Doomsday on Demand 2
You knew where you stood at the end of Doomsday on Demand - if you were still standing at all, that is. It might have been a comfortable existence or one fraught with peril, a solitary life or one with friends by your side - but whatever it was had become your new normal.
That didn’t last long.
Nearly 16, you find yourself once again fighting for survival in the wasteland. This time, you’re taken in by the militant Sons of Tomorrow. From your base in the city of Novos, you’re sent out alongside other experienced fighters to bring the ruined district under control. As you make new friends (and enemies), discover new abilities, and maybe even start to fall in love, you keep hearing about the Oracle, a mysterious figure who can grant wishes.
Norbert Mohos’s Doomsday on Demand 2 doesn’t allow you to restore a save from the previous game. There’s no need, really: as long as you remember your character’s first name, the ending he got, and a couple of major choices he made along the way, you’ve got all you need to play the sequel.
I’m sorry to say this game just didn’t work for me. The new characters came across as either totally bland or implausibly caricatured, and sometimes somehow both at once. There were storylines with a lot of potential, but they tended to fizzle out quickly. The PC’s sporadic bizarre abilities and the enigmatic Oracle make it hard to take seriously what ought to be a gritty post-apocalyptic world.

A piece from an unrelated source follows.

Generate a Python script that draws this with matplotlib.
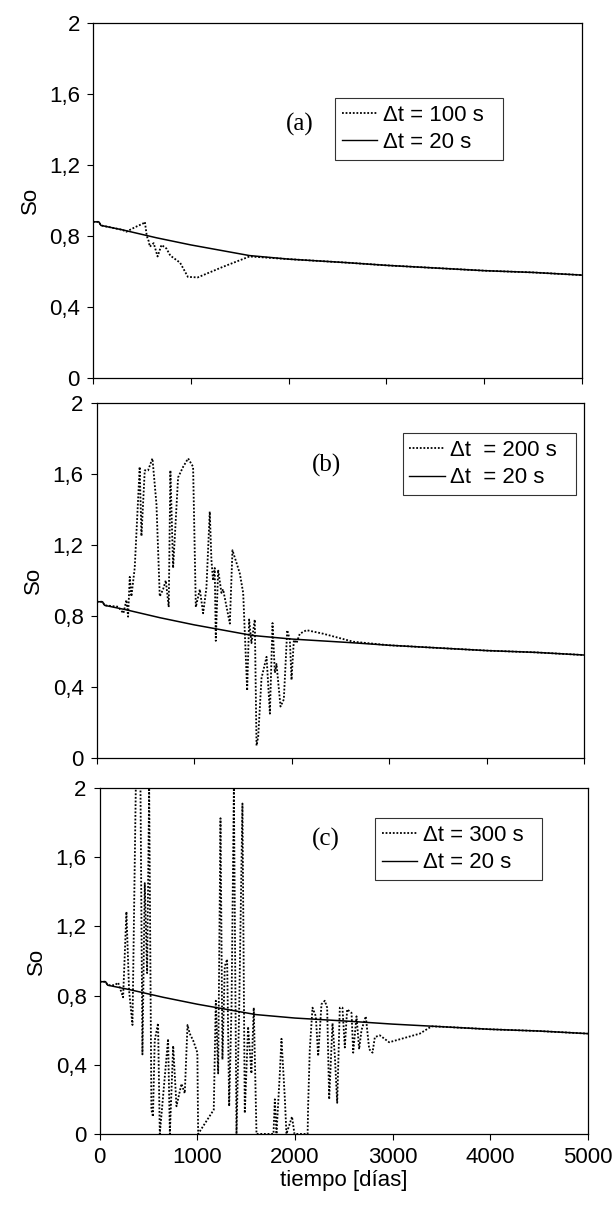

Worst of all, the story is just plain hard to follow, as the actual progression of events is constantly broken up by flashbacks and flash-forwards and hallucinations and dreams. I love nonlinear storytelling, but Mohos simply doesn’t have the chops to make a narrative this needlessly complex actually work. If they got David Lynch to write the next season of Fallout but hired Uwe Boll to direct, the result would be worse than Doomsday on Demand 2, but not by much.
This game has eight possible endings, and I got a good one: my PC grown middle-aged in comfort and relative safety, still bearing the scars of the past but surrounded by loved ones. It should have been richly rewarding, after having seen this character through so much, but all I could feel at that point was glad it was over.